Serbie : Milosevic à La Haye ? De toute façon, un écran de fumée29/06/20012001Journal/medias/journalnumero/images/2001/06/une-1720.gif.445x577_q85_box-0%2C13%2C166%2C228_crop_detail.jpg

Dans le monde

Serbie : Milosevic à La Haye ? De toute façon, un écran de fumée

Les dirigeants de l'impérialisme américain ont obtenu satisfaction de la part du régime serbe. Par un décret, le 23 juin, des relations officielles ont été établies entre Belgrade et le Tribunal pénal international de La Haye, et le transfert de Milosevic devant ce tribunal pourrait avoir lieu dans les 15 à 20 jours.

Les pressions américaines en ce sens n'ont pas manqué au cours des derniers mois.
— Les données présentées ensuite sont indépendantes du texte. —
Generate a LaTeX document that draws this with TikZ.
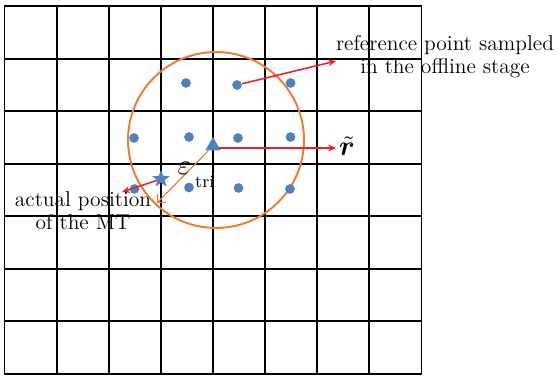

C'était déjà un chantage au versement d'une aide de quelque 50 millions de dollars qui avait débouché sur l'incarcération de Milosevic le 1er avril, et cette fois les USA ont brandi la menace de boycotter une réunion sur l'aide à la République fédérale de Yougoslavie prévue pour le 29 juin.

A chaque fois, le dirigeant serbe Kostunica, malgré ses dénonciations répétées du Tribunal de La Haye et sa tentative de n'accuser Milosevic que de simples détournements de fonds au lieu des "crimes contre l'humanité" invoqués par La Haye, a fini par plier au dernier moment.

Ce n'est sûrement pas mus par un souci de "justice" que les dirigeants américains tiennent tant à voir comparaître devant ce tribunal international un Milosevic qu'ils ont traité pendant des années fort civilement, en tant qu'incontournable homme fort des Balkans. Mais, sans doute, après la campagne de bombardements sur la Serbie et le Kosovo qu'ils ont dirigée lorsqu'il fut devenu pour eux l'homme à abattre, tiennent-ils en revanche à confirmer leur volonté de contrôle absolu sur le pouvoir installé à Belgrade. Ils tiennent à la confirmer, entre autres pour Kostunica et les autres hommes politiques serbes, dont le programme nationaliste est de la même eau que celle du régime Milosevic (et peut-être susceptible de dérapages) ; et à la confirmer aussi, de façon bien visible, à l'intention de tous les autres leaders politiques de la région.

Le chantage à l'aide économique n'en est pas moins odieux pour la population d'un pays ravagé par des années d'embargo et par les destructions dues à la sale guerre de l'OTAN. Ce n'est qu'une variante de la loi du plus fort.

Des "révélations" ?

Il se trouve que, à peu près au même moment, la télévision officielle serbe montre des exhumations de cadavres d'un charnier de la banlieue de Belgrade (en précisant qu'il y en a d'autres). Pour la première fois, les autorités serbes, dont le ministère de l'Intérieur, admettent que des corps de Kosovars albanais, civils comme combattants, massacrés au Kosovo ont été ramenés par camions entiers pour être camouflés en Serbie. Cela afin de ne pas laisser de traces trop grossières dans un Kosovo désormais abandonné à la juridiction internationale.

Ce n'est pourtant pas une vraie révélation. Par exemple, il y a deux ans, en avril 1999, un de ces sinistres camions, un camion frigorifique, avait coulé dans le Danube, et il y aurait eu quelque 200 témoins lors de son repêchage...

Mais ce qui est nouveau, c'est qu'apparemment un choix politique a été fait par le gouvernement de Belgrade.

Dans un pays dominé par les chefs de l'armée, de la police et des services spéciaux, cela ne peut pas être simplement le fruit d'une coïncidence. Il est hautement probable qu'il y a au moins une part de mise en scène dans l'affaire de la "découverte" en Serbie de fosses communes d'Albano-kosovars.

Car, sur le plan politique, indépendamment même des convictions personnelles bien connues de Kostunica - nationalistes grand-serbes et antiaméricaines -, lui-même et son gouvernement sont dans la nécessité de trouver une parade pour ne pas paraître, en lâchant totalement Milosevic, capituler purement et simplement devant les diktats de l'Occident. Vis-à-vis d'une population traumatisée par l'agression de l'OTAN, démontrer, d'une part, qu'on ne plie que le couteau sur la gorge et, d'autre part, commencer à reconnaître qu'il y a bien eu des crimes de guerre mais en les imputant à la seule personne de Milosevic : tout cela peut aider à maintenir un pouvoir fragile.

Mais certainement pas à améliorer le sort des classes populaires, ni leur conscience.